Validation of a State-Space Free Wake Model with a Near-Wake Vortex Lattice Method

This paper presents the implementation and validation of a state-space free-vortex wake model with a vortex lattice near-wake formulation, developed for rotorcraft applications. The model is expressed in state-variable form as a nonlinear time-periodic (NLTP) system in first-order structure, enabling linearization and simplification through time-invariant systems theory and model-order reduction techniques. It is applied to a UH-60-like rotor and evaluated in hover, forward flight, and vortex ring state (VRS) conditions. Two configurations are considered: one with tip vortex dynamics only, and another incorporating both tip vortex dynamics and a near-wake vortex lattice model. A parametric study is conducted to determine optimal parameters for solution accuracy.
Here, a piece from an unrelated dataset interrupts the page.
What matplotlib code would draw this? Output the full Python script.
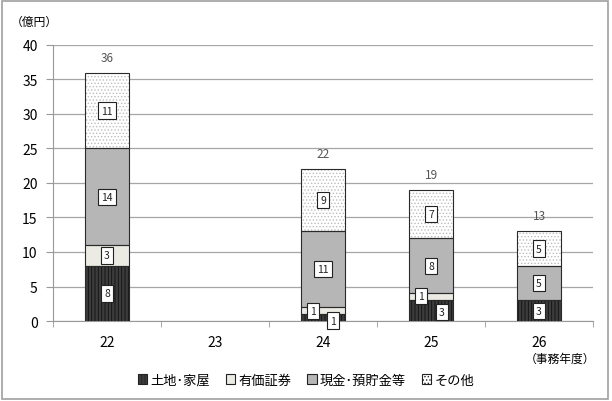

Validation in hover and forward flight is performed against high-fidelity computational fluid dynamics (CFD) results and available experimental data. Validation in VRS includes comparisons with experimental measurements and momentum theory. Overall, the state-space free-vortex wake model accurately predicts blade loads and induced velocities across all three validation cases, with the exception of a slight underprediction observed in fully developed VRS conditions. The inclusion of the near-wake model is essential for accurate blade load prediction in hover and contributes to improved predictions in forward flight.